Even before the end Luke Rendall the last drummer in Crisis was basically headhunted by Kirk Brandon who was then in a group called The Pack. They went onto to form Theatre Of Hate which I quite liked and I saw a few of their early shows in the London area. I think my best memory was being backstage when Boy George was having a fit about some bloke giving Kirk the eye and how he was going to beat the shit out of him! This was before Culture Club and I have to say I think fame really became Boy George who seemed more like a transvestite psychopath that night than a Karma Kamelion. It also evidently made him lose interest in Kirk! I heard a few years ago that Luke had been murdered.
Lester, the lead guitarist of Crisis, went on to form a group called Car Crash International with members of the Sex Gang Children but I can’t recall what they were like and am only aware of one 12″ single that they put out.
Our two roadies Martin and Flea went on to work with The Clash and Big Audio Dynamite and Flea who designed some of the original Crisis record sleeves was even in several Big Audio Dynamite videos. I don’t know how much input he had in their creation but he was a very talented artist and all-round interesting guy.
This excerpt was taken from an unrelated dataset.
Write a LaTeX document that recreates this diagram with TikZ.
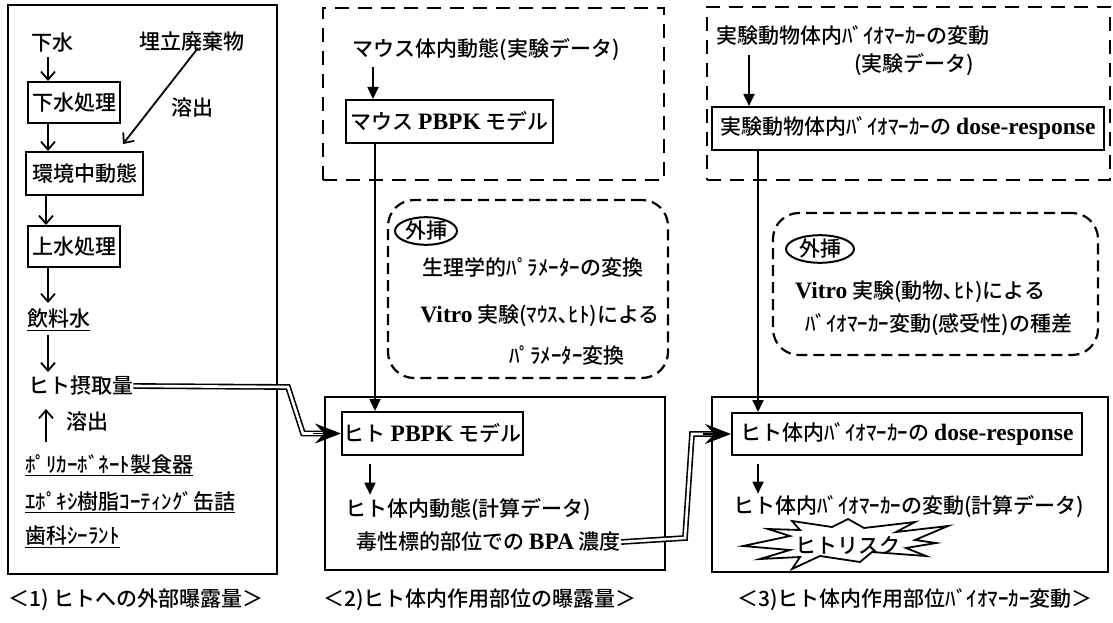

Sol Invictus, of course, came out of Death In June not Crisis.
With the exception of Tony Wakeford I’m not in contact with anyone from those Punk days.
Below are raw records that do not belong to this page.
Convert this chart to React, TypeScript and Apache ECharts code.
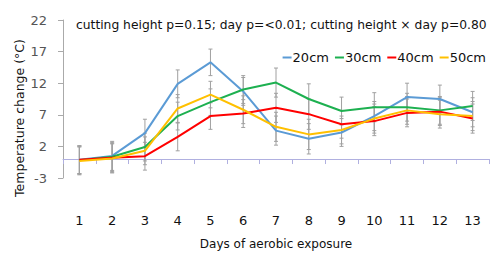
import React, { useEffect, useRef } from "react";
import * as echarts from "echarts";

const days = ["1", "2", "3", "4", "5", "6", "7", "8", "9", "10", "11", "12", "13"];
const seriesNames = ["20cm", "30cm", "40cm", "50cm"];
const colors = ["#5b9bd5", "#1db050", "#ff0000", "#ffc000"];
const cm20 = [-0.1, 0.5, 4.1, 11.9, 15.3, 10.7, 4.5, 3.2, 4.2, 6.8, 9.8, 9.5, 7.4];
const cm30 = [-0.2, 0.35, 1.9, 6.8, 9.0, 11.0, 12.1, 9.5, 7.6, 8.2, 8.2, 7.7, 8.4];
const cm40 = [-0.1, 0.2, 0.45, 3.5, 6.8, 7.2, 8.1, 7.1, 5.5, 6.0, 7.3, 7.5, 6.4];
const cm50 = [-0.3, 0.1, 1.3, 8.0, 10.2, 7.8, 5.1, 3.9, 4.6, 6.4, 7.7, 7.1, 6.8];
const errors = [2.2, 2.3, 2.2, 2.2, 2.1, 2.2, 2.3, 2.4, 2.2, 2.3, 2.2, 2.2, 2.3];
const titleText = "cutting height p=0.15; day p=<0.01; cutting height × day p=0.80";
const yAxisName = "Temperature change (°C)";
const FONT = "DejaVu Sans";

export default function App() {
  const ref = useRef<HTMLDivElement>(null);
  useEffect(() => {
    if (!ref.current) return;
    const chart = echarts.init(ref.current, undefined, { renderer: "svg" });
    const all = [cm20, cm30, cm40, cm50];
    const errSeries = all.map((vals, si) => ({
      type: "custom",
      name: seriesNames[si] + " err",
      z: 1,
      silent: true,
      data: vals.map((v, i) => [i, v, errors[i]]),
      encode: { x: 0, y: 1 },
      renderItem: (params: any, api: any) => {
        const i = api.value(0);
        const v = api.value(1);
        const e = api.value(2);
        const top = api.coord([i, v + e]);
        const bot = api.coord([i, v - e]);
        const style = { stroke: "#a0a0a0", lineWidth: 1 };
        return {
          type: "group",
          children: [
            { type: "line", shape: { x1: top[0], y1: top[1], x2: bot[0], y2: bot[1] }, style },
            { type: "line", shape: { x1: top[0] - 2, y1: top[1], x2: top[0] + 2, y2: top[1] }, style },
            { type: "line", shape: { x1: bot[0] - 2, y1: bot[1], x2: bot[0] + 2, y2: bot[1] }, style },
          ],
        };
      },
    }));
    const lineSeries = all.map((vals, si) => ({
      type: "line",
      name: seriesNames[si],
      data: vals,
      z: 3,
      symbol: "none",
      lineStyle: { color: colors[si], width: 2 },
      itemStyle: { color: colors[si] },
    }));
    chart.setOption({
      animation: false,
      title: {
        text: titleText,
        left: 71,
        top: 14,
        textStyle: { fontFamily: FONT, fontSize: 12.3, fontWeight: "normal", color: "#111" },
      },
      legend: {
        data: seriesNames,
        right: 3,
        top: 46,
        icon: "rect",
        itemWidth: 9,
        itemHeight: 2,
        itemGap: 6,
        textStyle: { fontFamily: FONT, fontSize: 13, color: "#111", padding: [0, 0, 0, -4] },
      },
      graphic: [
        {
          type: "text",
          x: 19,
          y: 118,
          rotation: Math.PI / 2,
          style: {
            text: yAxisName,
            fontFamily: FONT,
            fontSize: 12.5,
            fill: "#111",
            align: "center",
            verticalAlign: "middle",
          },
        },
      ],
      grid: { left: 63, right: 5, top: 20, bottom: 42.5 },
      xAxis: {
        type: "category",
        data: days,
        name: "Days of aerobic exposure",
        nameLocation: "middle",
        nameGap: 60,
        nameTextStyle: { fontFamily: FONT, fontSize: 12, color: "#111" },
        axisLine: { onZero: true, lineStyle: { color: "#b0b0e0", width: 1 } },
        axisTick: { show: true, length: 5, lineStyle: { color: "#b0b0e0" } },
        axisLabel: { margin: 36, fontFamily: FONT, fontSize: 13, color: "#111" },
      },
      yAxis: {
        type: "value",
        min: -3,
        max: 22,
        interval: 5,
        axisLine: { show: true, lineStyle: { color: "#aaaaaa" } },
        axisTick: { show: true, length: 5, lineStyle: { color: "#aaaaaa" } },
        axisLabel: { margin: 16, fontFamily: FONT, fontSize: 13, color: "#555" },
        splitLine: { show: false },
      },
      series: [...errSeries, ...lineSeries],
    });
    return () => chart.dispose();
  }, []);
  return <div ref={ref} style={{ width: 494, height: 255, position: "absolute", left: 0, top: 0 }} />;
}
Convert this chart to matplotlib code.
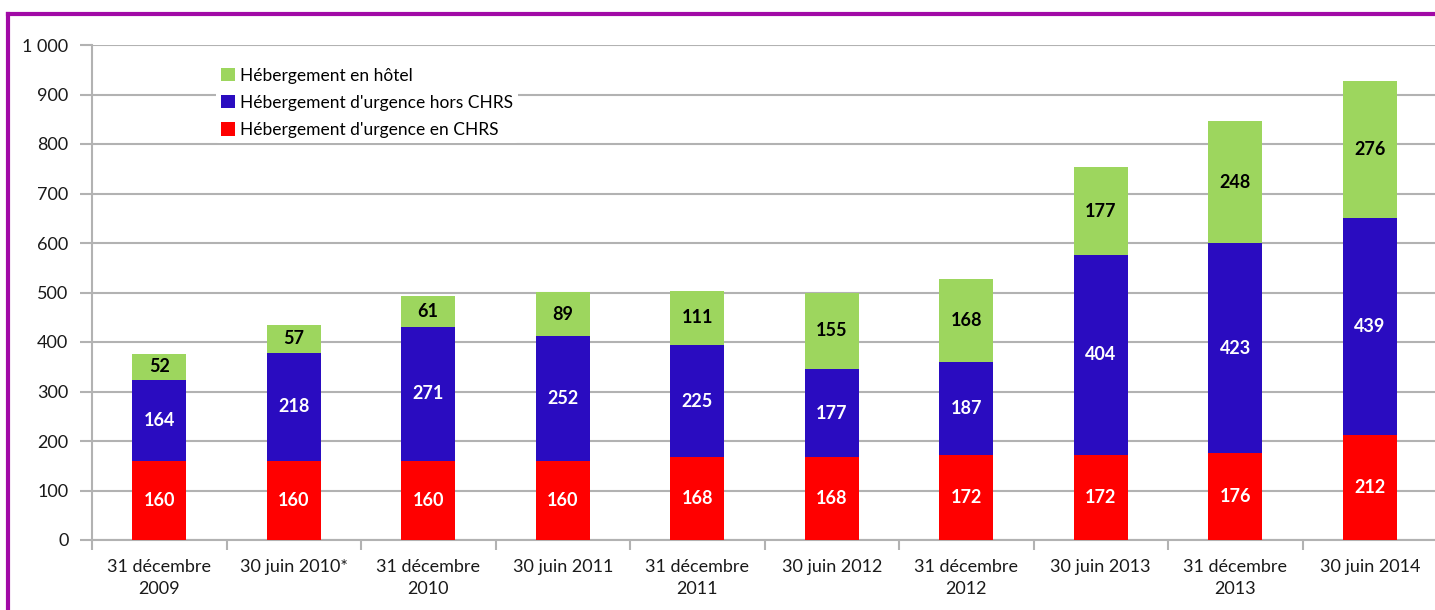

In the years since Crisis, you seem to have moved from the realm of politics to that of aesthetics. Conceptually, Crisis seems to have been a very direct, literal and “instructive” project in nature, in the sense that the songs were clearly about (and commenting upon), something specific, and urging the listener to think and feel about things in certain ways. Because of this, Crisis could really only be interpreted one way – literally and at face value – while your subsequent work with Death In June seems to me as being almost the opposite of that sort of approach; it’s rife with vague allusions, double meanings, and open-ended readings. In short, Crisis was a very matter-of-fact thing, while Death In June is a much more nebulous and poetic project. Assuming such an interpretation of your work is accurate, was this shift in approach a conscious decision on your part, or did it happen as a part of a gradual process?
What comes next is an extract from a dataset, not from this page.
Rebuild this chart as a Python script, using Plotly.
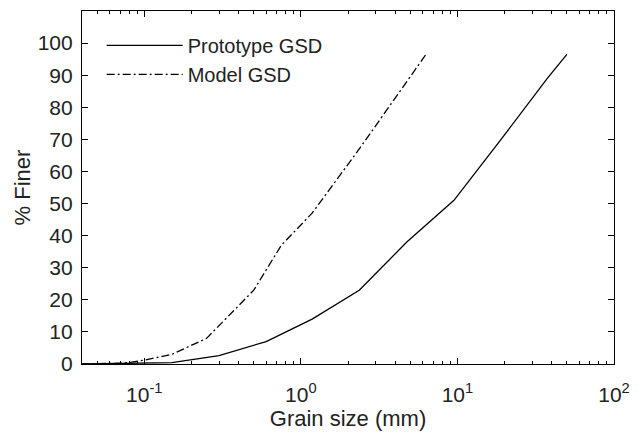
import plotly.graph_objects as go
import numpy as np

proto_x = [0.04, 0.075, 0.15, 0.3, 0.6, 1.18, 2.36, 4.75, 9.5, 19, 37.5, 50]
proto_y = [0, 0.1, 0.4, 2.6, 7, 14, 23, 38, 51, 70, 89, 96.5]
model_x = [0.04, 0.075, 0.1, 0.15, 0.25, 0.5, 0.75, 1.18, 2.36, 4.75, 6.3]
model_y = [0, 0.3, 1.2, 3, 8, 23, 37, 47, 67, 88, 96.5]

x_tickvals = [0.1, 1, 10, 100]
x_ticktext = ["10<sup>-1</sup>", "10<sup>0</sup>", "10<sup>1</sup>", "10<sup>2</sup>"]
y_tickvals = list(range(0, 101, 10))
minor_vals = [m * 10.0 ** e for e in range(-2, 2) for m in range(2, 10)]

font = "Liberation Sans, Arial, sans-serif"
tc = "#222"

fig = go.Figure()
fig.add_trace(go.Scatter(x=proto_x, y=proto_y, mode="lines", name="Prototype GSD",
                         line=dict(color="black", width=1.3)))
fig.add_trace(go.Scatter(x=model_x, y=model_y, mode="lines", name="Model GSD",
                         line=dict(color="black", width=1.3, dash="8px,3px,2px,3px")))

axis_common = dict(showline=True, linecolor="black", linewidth=1.2, mirror="ticks",
                   ticks="inside", tickcolor="black", showgrid=False, zeroline=False)

fig.update_xaxes(type="log", range=[np.log10(0.04), 2], tickvals=x_tickvals, ticktext=x_ticktext,
                 ticklen=6, tickfont=dict(size=21, color=tc), ticklabelstandoff=12,
                 title=dict(text="Grain size (mm)", font=dict(size=22, color=tc), standoff=0),
                 minor=dict(tickvals=minor_vals, ticks="inside", ticklen=3, tickcolor="black", showgrid=False),
                 **axis_common)
fig.update_yaxes(range=[0, 110], tickvals=y_tickvals, ticklen=6,
                 tickfont=dict(size=21, color=tc), ticklabelstandoff=4,
                 title=dict(text="% Finer", font=dict(size=22, color=tc), standoff=0),
                 **axis_common)

fig.update_layout(
    width=640, height=437,
    margin=dict(l=82, r=22, t=10, b=73),
    paper_bgcolor="white", plot_bgcolor="white",
    font=dict(family=font, color=tc),
    legend=dict(x=0.037, y=0.958, xanchor="left", yanchor="top", bgcolor="rgba(0,0,0,0)",
                font=dict(size=20, color=tc), tracegroupgap=0, itemwidth=76),
    showlegend=True,
)

fig.write_html("out.html")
Even though we might have thought what we were writing/singing about was “specific” and “straightforward” it was soon interpreted as anything but. The song ‘White Youth’ is a prime example. We performed several times on the back of a lorry on demonstrations throughout the South of England / London that were organized by The Right To Work campaign. Crisis would play for up to seven or eight hours, with a few breaks in between, entertaining the people who had been marching in protest to their unemployment which was then rife in the UK. It was our equivalent to The Beatles slogging their way through similar set lengths in some sleaze pit in Hamburg in the early 1960s. Whilst they had their happy memories of the Reeperbahn, I have happy memories of stopping traffic crossing Tower Bridge in London playing “UK 79″ and “Holocaust”. We wrote with that marching rhythm in mind the song “White Youth,” which we thought was about ‘unity and brotherhood’ [the song ends with the repeated verse, “We are black, we are white – together we are dynamite!”], but much to my surprise some smartarse in the New Musical Express was soon saying that it was a white supremacist anthem. There’s no pleasing some folk is there! That was key in realizing that no matter what you wrote if it was any good it could be interpreted anyway, anyhow, anywhere. A Death In June prime directive!